Postanowiłam, że nie będę się za bardzo rozpisywać. Zobaczymy czy się uda 😅
Życie jest tak zaskakujące.
Pokochałam masaż całą sobą, a przede wszystkim to, jak najczęściej czuliście się po nim. Gdy widziałam jak poprawia się Wasze samopoczucie i zdrowie. Poznałam różne techniki, które na pewno rozwijać będę dalej.

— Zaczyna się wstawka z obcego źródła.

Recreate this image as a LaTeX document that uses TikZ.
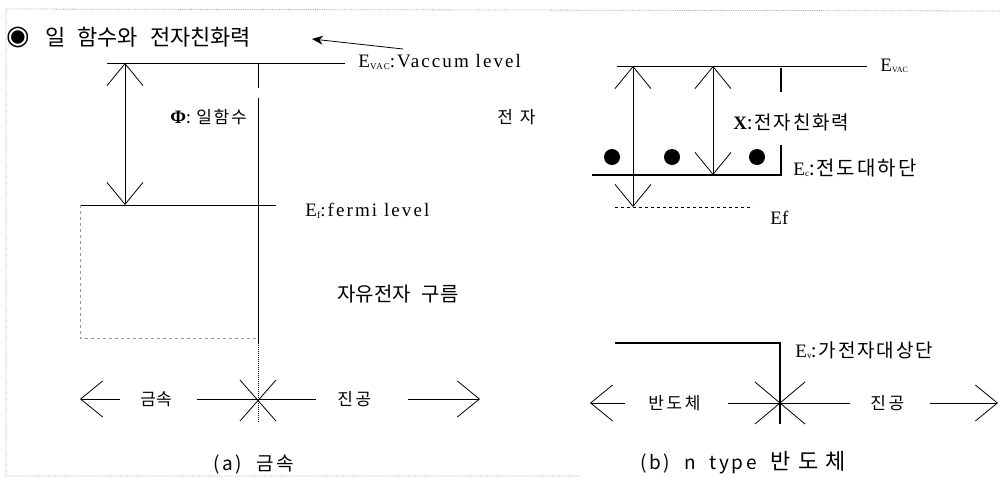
\documentclass[tikz,border=0pt]{standalone}
\usepackage{fontspec}
\setmainfont{Liberation Serif}
\newfontfamily\kr{Noto Sans CJK KR}
\newfontfamily\krT{Noto Sans CJK KR}[WordSpace=2.4]
\newfontfamily\krA{Noto Sans CJK KR}[LetterSpace=15]
\newfontfamily\krB{Noto Sans CJK KR}[LetterSpace=10]
\newfontfamily\krC{Noto Sans CJK KR}[LetterSpace=14,WordSpace=2]
\newfontfamily\krD{Noto Sans CJK KR}[LetterSpace=40]
\newfontfamily\krE{Noto Sans CJK KR}[LetterSpace=32]
\newfontfamily\sw{Liberation Serif}[LetterSpace=11]
\newfontfamily\symf{DejaVu Sans}
\usetikzlibrary{arrows.meta}
\newcommand{\fsz}[1]{\fontsize{#1}{#1}\selectfont}
\begin{document}
\begin{tikzpicture}[x=1pt,y=-1pt,line width=0.8pt,
  barb/.tip={Straight Barb[length=22pt,width=36pt,line width=0.8pt]},
  dbl/.style={barb-barb},
  oneway/.style={-barb},
  thk/.style={line width=2.6pt},
  lbl/.style={inner sep=0pt,anchor=west},
  krlbl/.style={lbl,font=\krA\fsz{17}},
  frame/.style={gray!70,densely dotted,line width=0.8pt},
  boxline/.style={gray!80,dashed,line width=0.7pt}]
\useasboundingbox (0,0) rectangle (1005,480);
% outer frame
\draw[frame] (1000,11) -- (6,9) -- (6,476) -- (580,476);
% title
\node[inner sep=0pt,font=\symf\fsz{27}] (bullet) at (18,37) {◉};
\node[lbl,font=\krT\fsz{22}] (title) at (45,37) {일 함수와 전자친화력};
\coordinate (ptrTail) at (403,49);
\coordinate (ptrTip) at (312,39);
\draw[-{Stealth[length=11pt,width=9pt]}] (ptrTail) -- (ptrTip);

% ---------- panel (a) ----------
\coordinate (aVacL) at (107,63);
\coordinate (aVacR) at (345,63);
\draw (aVacL) -- (aVacR);
\node[lbl,font=\sw\fsz{19}] (aVacLbl) at (358,62) {E\raisebox{-1.5pt}{\fsz{9}VAC}:Vaccum level};
\coordinate (phiTop) at (125,63);
\coordinate (phiBot) at (125,205);
\draw[dbl] (phiTop) -- (phiBot);
\coordinate (tickA1) at (258,63);
\coordinate (tickA2) at (258,88);
\draw (tickA1) -- (tickA2);
\coordinate (wallTop) at (258,98);
\coordinate (wallBot) at (258,343);
\coordinate (wallEnd) at (258,422);
\draw (wallTop) -- (wallBot);
\draw[densely dotted,line width=1pt] (wallBot) -- (wallEnd);
\coordinate (aFL) at (80,205);
\coordinate (aFR) at (276,205);
\draw (aFL) -- (aFR);
\draw[boxline] (aFL) -- (80,338) -- (258,338);
\node[lbl,font=\sw\fsz{19}] (aFLbl) at (305,211) {E\raisebox{-2pt}{\fsz{10}f}:fermi level};
\node[lbl] (phiLbl) at (170,117) {{\bfseries\fsz{19}Φ}{\krB\fsz{17}: 일함수}};
\node[lbl,font=\krD\fsz{17}] (elec) at (497,117) {전자};
\node[lbl,font=\kr\fsz{20}] (cloud) at (337,294) {자유전자 구름};
% bottom axis (a)
\coordinate (aC) at (258,400);
\draw (240,380) -- (276,421);
\draw (276,380) -- (240,421);
\coordinate (aArL) at (80,399);
\coordinate (aArL2) at (120,399);
\draw[oneway] (aArL2) -- (aArL);
\draw (197,399) -- (316,399);
\coordinate (aArR1) at (408,399);
\coordinate (aArR) at (480,399);
\draw[oneway] (aArR1) -- (aArR);
\node[lbl,font=\kr\fsz{17}] (metal) at (140,399) {금속};
\node[krlbl] (vac1) at (337,399) {진공};
\node[lbl,font=\krC\fsz{19}] (capA) at (213,465) {(a) 금속};

% ---------- panel (b) ----------
\coordinate (bVacL) at (617,66);
\coordinate (bVacR) at (867,66);
\draw (bVacL) -- (bVacR);
\node[lbl,font=\fsz{19}] (bVacLbl) at (880,66) {E\raisebox{-1.5pt}{\fsz{8}VAC}};
\coordinate (wfTop) at (633,66);
\coordinate (wfBot) at (633,207);
\draw[dbl] (wfTop) -- (wfBot);
\coordinate (chiTop) at (713,66);
\coordinate (chiBot) at (713,175);
\draw[dbl] (chiTop) -- (chiBot);
\draw[thk] (781,68) -- (781,92);
\coordinate (bEcL) at (592,175);
\coordinate (bEcR) at (781,175);
\draw[thk] (bEcL) -- (bEcR) -- (781,145);
\coordinate (bEfL) at (615,207);
\coordinate (bEfR) at (753,207);
\draw[dashed,line width=0.7pt] (bEfL) -- (bEfR);
\fill (612,157) circle (8);
\fill (672,157) circle (8);
\fill (757,157) circle (8);
\node[lbl] (chiLbl) at (733,122) {{\bfseries\fsz{19}X}{\krB\fsz{19}:전자친화력}};
\node[lbl] (ecLbl) at (793,168) {{\fsz{19}E\raisebox{-1.5pt}{\fsz{9}c}}{\krB\fsz{20}:전도대하단}};
\node[lbl,font=\fsz{19}] (bEfLbl) at (770,218) {Ef};
\coordinate (bEvL) at (615,343);
\coordinate (bEvC) at (780,343);
\coordinate (bEvB) at (780,424);
\draw[thk] (bEvL) -- (bEvC) -- (bEvB);
\node[lbl] (evLbl) at (795,350) {{\fsz{19}E\raisebox{-1.5pt}{\fsz{9}v}}{\krB\fsz{19}:가전자대상단}};
% bottom axis (b)
\draw (755,382) -- (805,424);
\draw (805,382) -- (755,424);
\coordinate (bArL) at (590,403);
\coordinate (bArL2) at (625,403);
\draw[oneway] (bArL2) -- (bArL);
\draw (728,403) -- (850,403);
\coordinate (bArR1) at (930,403);
\coordinate (bArR) at (998,403);
\draw[oneway] (bArR1) -- (bArR);
\node[krlbl] (semi) at (648,403) {반도체};
\node[krlbl] (vac2) at (870,403) {진공};
\node[lbl] (capB) at (640,463) {{\krC\fsz{19}(b) n type }{\krE\fsz{22}반도체}};
\end{tikzpicture}
\end{document}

Dziękuję wszystkim tym, którzy uwierzyli we mnie, którzy mnie wspierali na tej drodze. Jestem niezmiernie wdzięczna Januszowi ( Fizjoart gabinet fizjoterapii, osteopatii i terapii wisceralnej ) oraz Justynie ( Gabinet Kosmetyczny - Justyna Filipowicz ) za piękne miejsca z cudowną energią, w których mogłam gościć Wasze historie. Dziękuję wszystkim osobom, które na samym początku pozwalały mi na sobie ćwiczyć 😅😁 Dziękuję też Wam - którzy przez lata ufaliście moim dłoniom. 🙌
Dzięki Wam wszystkim dotarłam do miejsca, w którym doskonale wiem gdzie powinnam się dziś znaleźć. I już tu jestem. Mój kalendarz pęka w szwach od zapisów na masaże energetyczne. Ten rodzaj masażu wymaga bardzo dużo pod wieloma względami, o czym część z Was mogła się już przekonać - na ten moment wykonuję go tylko na osobach, które znam. Do Was, którzy z niego korzystacie - dziękuję, dziękuję, dziękuję! Wiecie za co dokładnie... za wszystko 😁 (świadomość, gotowość, odwagę, pracę, zaufanie i wiele innych - każdy indywidualnie).
Jestem tu. Czekam na Was. Już nie w gabinetach, a w Waszej lub mojej przestrzeni. Dziś wiem, że zakończyłam swoją wieloletnią przygodę z masażem, który do tej pory znaliście u mnie. Z wielką nostalgią oddaję klucze do gabinetu na rzecz tego, co wzywa mnie już od lat. I... tego też Wam życzę 💚 Odkrycia własnej drogi.